V- Assim, o arguido aufere 550,00€ a título de reforma, mas tem despesas mensais no valor de 350,00€, pelo que dispõe de um valor aproximado de 200,00€ por mês para prover à sua alimentação, vestuário e outras despesas, necessitando por vezes do auxílio de terceiros.

VI- Ao determinar a suspensão da execução da pena de prisão subordinando-a ao cumprimento do dever do arguido entregar a quantia de 15.000,00€ à ofendida no prazo de um ano a contar do trânsito em julgado da sentença, o Tribunal “a quo” violou o disposto no artigo n.º51, n.º2 do Código Penal.

VII- Atentou por isso, frontalmente contra o fim das penas, pondo em causa todo e qualquer objectivo daquela sanção que deverá ser sempre o de ressocializar o arguido, pois o incumprimento do dever imposto originará provavelmente a revogação da suspensão da pena de prisão e seu consequente cumprimento.

VIII- Apesar de o arguido ter sofrido uma condenação pela prática de um crime de falsificação de documento, esses factos são posteriores aos dos autos, pelo que entendemos que não existe má formação da sua personalidade.
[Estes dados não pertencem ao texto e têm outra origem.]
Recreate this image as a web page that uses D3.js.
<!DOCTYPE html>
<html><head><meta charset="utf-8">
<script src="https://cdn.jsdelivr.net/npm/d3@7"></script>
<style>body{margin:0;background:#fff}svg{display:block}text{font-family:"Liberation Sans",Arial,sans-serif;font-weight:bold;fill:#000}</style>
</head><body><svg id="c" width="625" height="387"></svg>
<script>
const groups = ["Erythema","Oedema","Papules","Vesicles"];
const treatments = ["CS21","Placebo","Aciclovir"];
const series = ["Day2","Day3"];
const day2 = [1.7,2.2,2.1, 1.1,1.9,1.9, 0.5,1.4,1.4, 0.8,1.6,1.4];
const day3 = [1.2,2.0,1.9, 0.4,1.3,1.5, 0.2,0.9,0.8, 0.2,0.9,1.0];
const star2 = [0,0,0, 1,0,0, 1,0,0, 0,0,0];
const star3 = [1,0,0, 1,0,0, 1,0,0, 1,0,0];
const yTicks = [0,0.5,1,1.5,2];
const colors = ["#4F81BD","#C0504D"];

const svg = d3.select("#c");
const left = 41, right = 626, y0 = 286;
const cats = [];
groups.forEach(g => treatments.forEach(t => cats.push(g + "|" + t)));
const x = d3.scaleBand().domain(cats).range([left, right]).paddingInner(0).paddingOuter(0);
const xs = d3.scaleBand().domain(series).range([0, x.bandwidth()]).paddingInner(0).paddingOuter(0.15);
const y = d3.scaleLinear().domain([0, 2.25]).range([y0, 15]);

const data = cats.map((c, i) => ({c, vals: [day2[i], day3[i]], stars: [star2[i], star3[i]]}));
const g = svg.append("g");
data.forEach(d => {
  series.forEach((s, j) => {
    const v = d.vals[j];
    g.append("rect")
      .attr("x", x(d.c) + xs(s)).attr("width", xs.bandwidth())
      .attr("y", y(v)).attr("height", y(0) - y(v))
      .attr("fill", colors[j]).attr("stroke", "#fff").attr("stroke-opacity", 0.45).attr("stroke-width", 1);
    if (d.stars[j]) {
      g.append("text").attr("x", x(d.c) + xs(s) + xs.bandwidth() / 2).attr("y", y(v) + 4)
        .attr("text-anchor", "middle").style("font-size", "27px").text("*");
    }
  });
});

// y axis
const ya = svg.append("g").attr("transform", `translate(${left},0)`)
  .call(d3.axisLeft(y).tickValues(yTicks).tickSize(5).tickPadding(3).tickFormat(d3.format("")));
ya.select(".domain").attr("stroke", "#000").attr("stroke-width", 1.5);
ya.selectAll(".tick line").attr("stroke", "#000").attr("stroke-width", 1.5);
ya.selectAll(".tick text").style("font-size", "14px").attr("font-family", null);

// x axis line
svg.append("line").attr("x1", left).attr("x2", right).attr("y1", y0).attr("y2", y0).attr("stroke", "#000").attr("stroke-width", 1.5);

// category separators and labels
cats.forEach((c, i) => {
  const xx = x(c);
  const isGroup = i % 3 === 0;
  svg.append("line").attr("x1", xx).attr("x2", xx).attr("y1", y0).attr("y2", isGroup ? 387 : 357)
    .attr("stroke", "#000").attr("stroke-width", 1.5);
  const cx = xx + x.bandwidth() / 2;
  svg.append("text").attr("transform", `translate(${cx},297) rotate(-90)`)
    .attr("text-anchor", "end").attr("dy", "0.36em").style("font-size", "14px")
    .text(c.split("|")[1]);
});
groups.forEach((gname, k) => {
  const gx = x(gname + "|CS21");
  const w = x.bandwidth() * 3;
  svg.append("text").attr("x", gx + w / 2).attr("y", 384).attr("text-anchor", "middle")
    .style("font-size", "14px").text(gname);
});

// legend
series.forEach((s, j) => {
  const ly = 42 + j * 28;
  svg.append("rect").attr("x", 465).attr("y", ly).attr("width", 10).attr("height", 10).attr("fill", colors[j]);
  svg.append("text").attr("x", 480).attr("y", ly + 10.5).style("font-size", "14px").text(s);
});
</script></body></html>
IX- Por isso, o Tribunal “a quo” ao condicionar a suspensão da execução da pena de prisão ao cumprimento do dever de entregar a quantia de 15.000,00€ à ofendida no prazo de um ano a contar do trânsito em julgado por considerar que essa sanção era necessária ás finalidades da punição, não acautelou a possibilidade de cumprimento do dever imposto perante a capacidade económico financeira do arguido e reintegração do arguido na sociedade, em especial a considerações de socialização do arguido X- Por todo o exposto, deve ser dado provimento ao recurso interposto pelo Recorrente e, em consequência, ser revogado o dever imposto como condição da suspensão da execução da pena de prisão por representar para o arguido obrigações cujo cumprimento não seja razoavelmente de lhe exigir e em sua substituição ser aplicado dever cujo cumprimento seja viável.
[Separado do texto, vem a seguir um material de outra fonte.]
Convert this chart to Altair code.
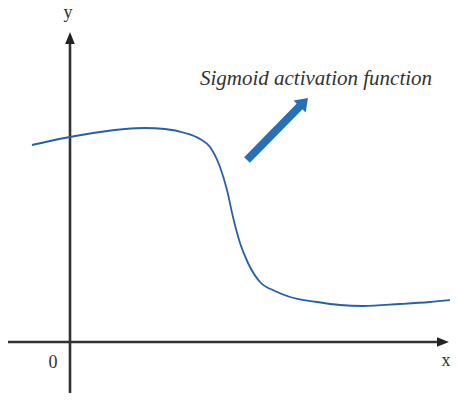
import altair as alt
import pandas as pd

# Curve (data units; origin at the axes crossing)
curve_x = [-0.95, -0.5, 0.0, 0.75, 1.375, 1.875, 2.375, 2.875, 3.25, 3.5, 3.75, 3.925,
           4.075, 4.25, 4.45, 4.75, 5.125, 5.5, 6.175, 6.75, 7.325, 8.25, 9.0, 9.55]
curve_y = [4.925, 5.025, 5.125, 5.25, 5.325, 5.35, 5.325, 5.225, 5.075, 4.875, 4.375, 3.8,
           3.125, 2.475, 1.975, 1.5, 1.275, 1.125, 1.0, 0.925, 0.9, 0.95, 1.0, 1.05]

# Axis lines: [x, y, x2, y2]
axis_x = [-1.575, 0.0]
axis_y = [0.0, -1.6]
axis_x2 = [9.3, 0.0]
axis_y2 = [0.0, 7.55]

# Arrow heads of axes
xhead = [9.325, 0.0]
yhead = [0.0, 7.6]

# Blue annotation arrow
arrow_tail = [4.425, 4.55]
arrow_base = [5.76, 5.91]
arrow_head = [5.845, 5.995]

# Texts
label_text = ["y", "x", "0"]
label_x = [-0.05, 9.4, -0.425]
label_y = [8.1, -0.6, -0.65]
title_text = ["Sigmoid activation function"]
title_x = [6.15]
title_y = [6.425]

W, H = 442, 385
xs = alt.Scale(domain=[-1.55, 9.5], nice=False, zero=False)
ys = alt.Scale(domain=[-1.275, 8.35], nice=False, zero=False)

def X(f):
    return alt.X(f, type="quantitative", scale=xs, axis=None)

def Y(f):
    return alt.Y(f, type="quantitative", scale=ys, axis=None)

axes_df = pd.DataFrame({"x": axis_x, "y": axis_y, "x2": axis_x2, "y2": axis_y2})
axes = alt.Chart(axes_df).mark_rule(color="#333333", strokeWidth=2.6).encode(
    x=X("x"), y=Y("y"), x2="x2", y2="y2")

head_shape = "M-0.8,1L0,-1L0.8,1Z"
xh = alt.Chart(pd.DataFrame({"x": [xhead[0]], "y": [xhead[1]]})).mark_point(
    shape=head_shape, filled=True, size=144, angle=90, color="#222222", opacity=1,
    strokeWidth=0).encode(x=X("x"), y=Y("y"))
yh = alt.Chart(pd.DataFrame({"x": [yhead[0]], "y": [yhead[1]]})).mark_point(
    shape=head_shape, filled=True, size=144, angle=0, color="#222222", opacity=1,
    strokeWidth=0).encode(x=X("x"), y=Y("y"))

curve = alt.Chart(pd.DataFrame({"x": curve_x, "y": curve_y})).mark_line(
    color="#2560a8", strokeWidth=1.8, interpolate="monotone").encode(x=X("x"), y=Y("y"))

shaft = alt.Chart(pd.DataFrame({"x": [arrow_tail[0]], "y": [arrow_tail[1]],
                                "x2": [arrow_base[0]], "y2": [arrow_base[1]]})).mark_rule(
    color="#2570B9", strokeWidth=8, strokeCap="butt").encode(
    x=X("x"), y=Y("y"), x2="x2", y2="y2")
bhead = alt.Chart(pd.DataFrame({"x": [arrow_head[0]], "y": [arrow_head[1]]})).mark_point(
    shape="M-1,0.7L0,-0.7L1,0.7Z", filled=True, size=289, angle=45, color="#2570B9",
    opacity=1, strokeWidth=0).encode(x=X("x"), y=Y("y"))

labels = alt.Chart(pd.DataFrame({"t": label_text, "x": label_x, "y": label_y})).mark_text(
    font="Liberation Serif", fontSize=18, color="#333333", align="center",
    baseline="alphabetic").encode(x=X("x"), y=Y("y"), text="t:N")

title = alt.Chart(pd.DataFrame({"t": title_text, "x": title_x, "y": title_y})).mark_text(
    font="Liberation Serif", fontSize=21, fontStyle="italic", color="#333333",
    align="center", baseline="alphabetic").encode(x=X("x"), y=Y("y"), text="t:N")

chart = alt.layer(axes, xh, yh, curve, shaft, bhead, labels, title).properties(
    width=W, height=H, padding=0, autosize=alt.AutoSizeParams(type="none"),
    background="white"
).configure_view(stroke=None)

chart.save("out.html", embed_options={"renderer": "svg", "actions": False})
O Ministério Público junto do tribunal recorrido respondeu ao recurso, pugnando pela manutenção do julgado, invocando, entre o mais, o seguinte: “… entendemos que não assiste qualquer razão ao arguido.

Acompanhando de muito perto o recente Acórdão do Tribunal da Relação do Porto de 11.05.2011 (disponível em www.dgsi.pt) diremos, tal como ali melhor se disse que, nos termos do nº 1 do art.º 50 do Código Penal, em caso de aplicação de pena de prisão não superior a 5 anos o Tribunal suspenderá a sua execução se, atendendo à personalidade do agente, às condições da sua vida, à sua conduta anterior e posterior ao crime e às circunstâncias deste, concluir que a simples censura do facto e a ameaça da prisão realizam de forma adequada e suficiente as finalidades da punição.

Os deveres que podem onerar/condicionar a suspensão da execução da pena destinam-se a reparar o mal provocado pelo crime cometido e estão exemplificativamente enumerados no art. 51º: dentre esses deveres conta-se o de “pagar dentro de certo prazo, no todo ou na parte que o Tribunal considerar possível, a indemnização devida ao lesado…” – nº 1, al. a).

Com a aplicação de uma pena suspensa o Tribunal limita-se, digamos assim, a enunciar o crime e a culpa do agente no seu cometimento. Talvez por isso esta pena seja sentida, tantas e tantas vezes pelo destinatário e pela população em geral, como uma absolvição.

Por razões de justiça e equidade deve o Tribunal, por vezes, nos casos em que a suspensão da pena se impõe, ir mais além e usar este dever de indemnizar como adjuvante da finalidade da punição: «o pagamento da indemnização como condicionante da suspensão da execução da pena, na medida em que representa um esforço ou implica até sacrifício da parte do arguido no sentido de reparar as consequências danosas da sua conduta, funciona não só como reforço do conteúdo reeducativo e pedagógico da "pena de substituição", mas como elemento pacificador, neutralizando o efeito negativo do crime e apresentando-se como meio idóneo de dar satisfação suficiente às finalidades da punição, respondendo, nomeadamente, à necessidade de tutela dos bens jurídicos e estabilização contra fáctica das expectativas da comunidade».

Na realidade, as consequências sofridas pela ofendida resultaram do crime cometido: então, a reparação deste mal será, ainda e também, uma das suas consequências.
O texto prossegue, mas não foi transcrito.